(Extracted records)
★ ★ ★ ★ ★

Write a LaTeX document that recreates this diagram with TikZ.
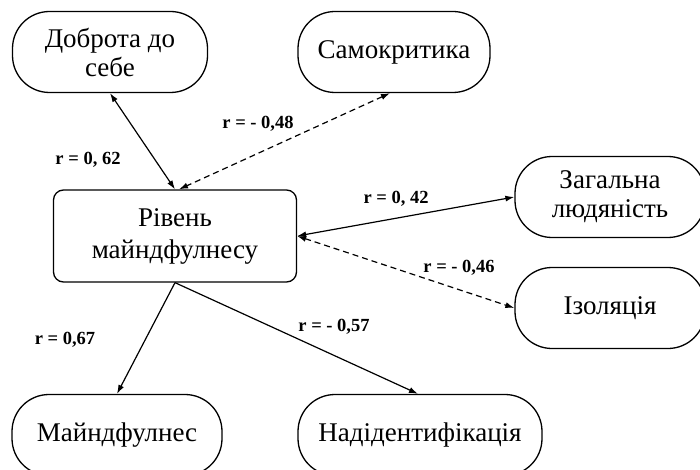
\documentclass[tikz,border=0pt]{standalone}
\usepackage{fontspec}
\setmainfont{Liberation Serif}
\usetikzlibrary{arrows.meta}
\begin{document}
\begin{tikzpicture}[x=1pt,y=-1pt,
  pill/.style={draw, line width=1.3pt, rounded corners=37pt, minimum height=81pt, align=center,
     font=\fontsize{27}{29}\selectfont, inner sep=0pt},
  cbox/.style={draw, line width=1.3pt, rounded corners=10pt, minimum width=243pt, minimum height=92pt, align=center,
     font=\fontsize{27}{32}\selectfont, inner sep=0pt},
  rlab/.style={font=\bfseries\fontsize{18.5}{20}\selectfont, inner sep=0pt},
  conn/.style={line width=1.2pt, -{Latex[length=9pt,width=6pt]}},
  conn2/.style={line width=1.2pt, {Latex[length=9pt,width=6pt]}-{Latex[length=9pt,width=6pt]}},
  dash2/.style={conn2, dashed, dash pattern=on 6pt off 4pt}
]
\useasboundingbox (0,0) rectangle (700,470);
\clip (0,0) rectangle (700,470);
\node[pill, minimum width=195pt] (dob) at (110,52) {Доброта до\\себе};
\node[pill, minimum width=192pt] (samo) at (394,52) {Самокритика};
\node[cbox] (rivn) at (175,236) {Рівень\\майндфулнесу};
\node[pill, minimum width=190pt] (zag) at (610,197) {Загальна\\людяність};
\node[pill, minimum width=190pt] (izo) at (610,308) {Ізоляція};
\node[pill, minimum width=210pt] (main) at (117,435) {Майндфулнес};
\node[pill, minimum width=244pt] (nad) at (420,435) {Надідентифікація};

\draw[conn2] (dob.south) -- (rivn.north);
\draw[dash2] ([xshift=-4pt]samo.south) -- ([xshift=4pt]rivn.north);
\draw[conn2] (rivn.east) -- (zag.west);
\draw[dash2] (rivn.east) -- (izo.west);
\draw[conn] (rivn.south) -- (main.north);
\draw[conn] (rivn.south) -- ([xshift=-2pt]nad.north);

\node[rlab] (l1) at (88,160) {r = 0, 62};
\node[rlab] (l2) at (258,124) {r = - 0,48};
\node[rlab] (l3) at (396,199) {r = 0, 42};
\node[rlab] (l4) at (459,268) {r = - 0,46};
\node[rlab] (l5) at (65,340) {r = 0,67};
\node[rlab] (l6) at (334,327) {r = - 0,57};
\end{tikzpicture}
\end{document}
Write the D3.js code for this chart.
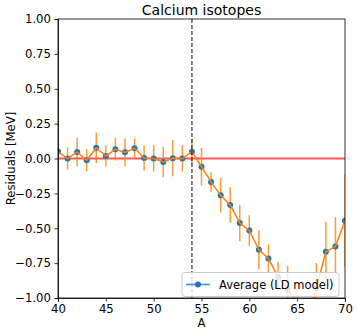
<!DOCTYPE html>
<html>
<head>
<meta charset="utf-8">
<script src="https://d3js.org/d3.v7.min.js"></script>
<style>
  body { margin: 0; background: white; }
  text { font-family: "DejaVu Sans", sans-serif; fill: black; }
  .axis path, .axis line { stroke: black; stroke-width: 0.8; }
  .axis text { font-size: 11.7px; }
</style>
</head>
<body>
<svg id="chart" width="357" height="333"></svg>
<script>
  const massNumbers = d3.range(40, 71);
  const residuals = [
    0.05, 0.0, 0.047, -0.013, 0.077, 0.018, 0.066, 0.044, 0.073, 0.004,
    0.0, -0.025, 0.002, 0.0, 0.049, -0.059, -0.168, -0.264, -0.333, -0.462,
    -0.517, -0.654, -0.716, -0.85, -0.94, -1.03, -1.2, -0.93, -0.668, -0.63,
    -0.446
  ];
  const errors = [
    0.07, 0.08, 0.1, 0.08, 0.11, 0.075, 0.08, 0.1, 0.07, 0.09,
    0.095, 0.11, 0.13, 0.095, 0.09, 0.135, 0.07, 0.125, 0.127, 0.13,
    0.11, 0.14, 0.1, 0.11, 0.17, 0.1, 0.15, 0.18, 0.215, 0.21,
    0.33
  ];
  const xTicks = [40, 45, 50, 55, 60, 65, 70];
  const yTicks = [-1.0, -0.75, -0.5, -0.25, 0.0, 0.25, 0.5, 0.75, 1.0];
  const shellClosure = 54;
  const seriesName = "Average (LD model)";

  const data = massNumbers.map((a, i) => ({ a: a, r: residuals[i], e: errors[i] }));

  const svg = d3.select("#chart");
  const margin = { top: 19, right: 12, bottom: 35, left: 58 };
  const width = +svg.attr("width");
  const height = +svg.attr("height");

  const x = d3.scaleLinear()
    .domain([40, 70])
    .range([margin.left, width - margin.right]);
  const y = d3.scaleLinear()
    .domain([-1, 1])
    .range([height - margin.bottom, margin.top]);

  const blue = "#1f77b4";
  const orange = "#ff7f0e";

  svg.append("defs").append("clipPath")
    .attr("id", "clip")
    .append("rect")
    .attr("x", margin.left)
    .attr("y", margin.top)
    .attr("width", width - margin.left - margin.right)
    .attr("height", height - margin.top - margin.bottom);

  const plot = svg.append("g").attr("clip-path", "url(#clip)");

  // zero line
  plot.append("line")
    .attr("x1", x(40)).attr("x2", x(70))
    .attr("y1", y(0)).attr("y2", y(0))
    .attr("stroke", "#ff3b3b")
    .attr("stroke-opacity", 0.85)
    .attr("stroke-width", 1.8);

  // error bars
  plot.selectAll(".err")
    .data(data)
    .enter().append("line")
      .attr("class", "err")
      .attr("x1", d => x(d.a)).attr("x2", d => x(d.a))
      .attr("y1", d => y(d.r - d.e)).attr("y2", d => y(d.r + d.e))
      .attr("stroke", orange)
      .attr("stroke-opacity", 0.8)
      .attr("stroke-width", 1.5);

  // markers
  plot.selectAll(".dot")
    .data(data)
    .enter().append("circle")
      .attr("class", "dot")
      .attr("cx", d => x(d.a))
      .attr("cy", d => y(d.r))
      .attr("r", 3)
      .attr("fill", blue);

  const line = d3.line()
    .x(d => x(d.a))
    .y(d => y(d.r));

  plot.append("path")
    .datum(data)
    .attr("d", line)
    .attr("fill", "none")
    .attr("stroke", orange)
    .attr("stroke-width", 1.5);

  // N = 28 marker line
  plot.append("line")
    .attr("x1", x(shellClosure)).attr("x2", x(shellClosure))
    .attr("y1", y(1)).attr("y2", y(-1))
    .attr("stroke", "#222")
    .attr("stroke-opacity", 0.8)
    .attr("stroke-width", 1.4)
    .attr("stroke-dasharray", "4,2");

  // axes
  svg.append("g")
    .attr("class", "axis")
    .attr("transform", `translate(0,${height - margin.bottom})`)
    .call(d3.axisBottom(x).tickValues(xTicks).tickFormat(d3.format("d")).tickSize(3.5).tickPadding(3.5));

  svg.append("g")
    .attr("class", "axis")
    .attr("transform", `translate(${margin.left},0)`)
    .call(d3.axisLeft(y).tickValues(yTicks).tickFormat(d => d3.format(".2f")(d).replace("-", "\u2212")).tickSize(3.5).tickPadding(3.5));

  // frame
  svg.append("rect")
    .attr("x", margin.left)
    .attr("y", margin.top)
    .attr("width", width - margin.left - margin.right)
    .attr("height", height - margin.top - margin.bottom)
    .attr("fill", "none")
    .attr("stroke", "black")
    .attr("stroke-width", 0.8);

  // title and labels
  svg.append("text")
    .attr("x", (margin.left + width - margin.right) / 2)
    .attr("y", 15)
    .attr("text-anchor", "middle")
    .style("font-size", "14px")
    .text("Calcium isotopes");

  svg.append("text")
    .attr("x", (margin.left + width - margin.right) / 2)
    .attr("y", 327)
    .attr("text-anchor", "middle")
    .style("font-size", "11.7px")
    .text("A");

  svg.append("text")
    .attr("transform", `translate(15,${(margin.top + height - margin.bottom) / 2}) rotate(-90)`)
    .attr("text-anchor", "middle")
    .style("font-size", "11.7px")
    .text("Residuals [MeV]");

  // legend
  const legend = svg.append("g").attr("transform", "translate(182,272.5)");
  legend.append("rect")
    .attr("width", 157)
    .attr("height", 24)
    .attr("rx", 3)
    .attr("fill", "white")
    .attr("fill-opacity", 0.8)
    .attr("stroke", "#cccccc")
    .attr("stroke-width", 1);
  legend.append("line")
    .attr("x1", 4).attr("x2", 28)
    .attr("y1", 12).attr("y2", 12)
    .attr("stroke", blue)
    .attr("stroke-opacity", 0.75)
    .attr("stroke-width", 1.8);
  legend.append("circle")
    .attr("cx", 16).attr("cy", 12).attr("r", 3)
    .attr("fill", blue);
  legend.append("text")
    .attr("x", 37)
    .attr("y", 16)
    .style("font-size", "11.5px")
    .text(seriesName);
</script>
</body>
</html>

★ ★ ★ ★ ★

Lines from the records above that hold "Write" are the ones to list.

= Response to the task =
Write a LaTeX document that recreates this diagram with TikZ.
Write the D3.js code for this chart.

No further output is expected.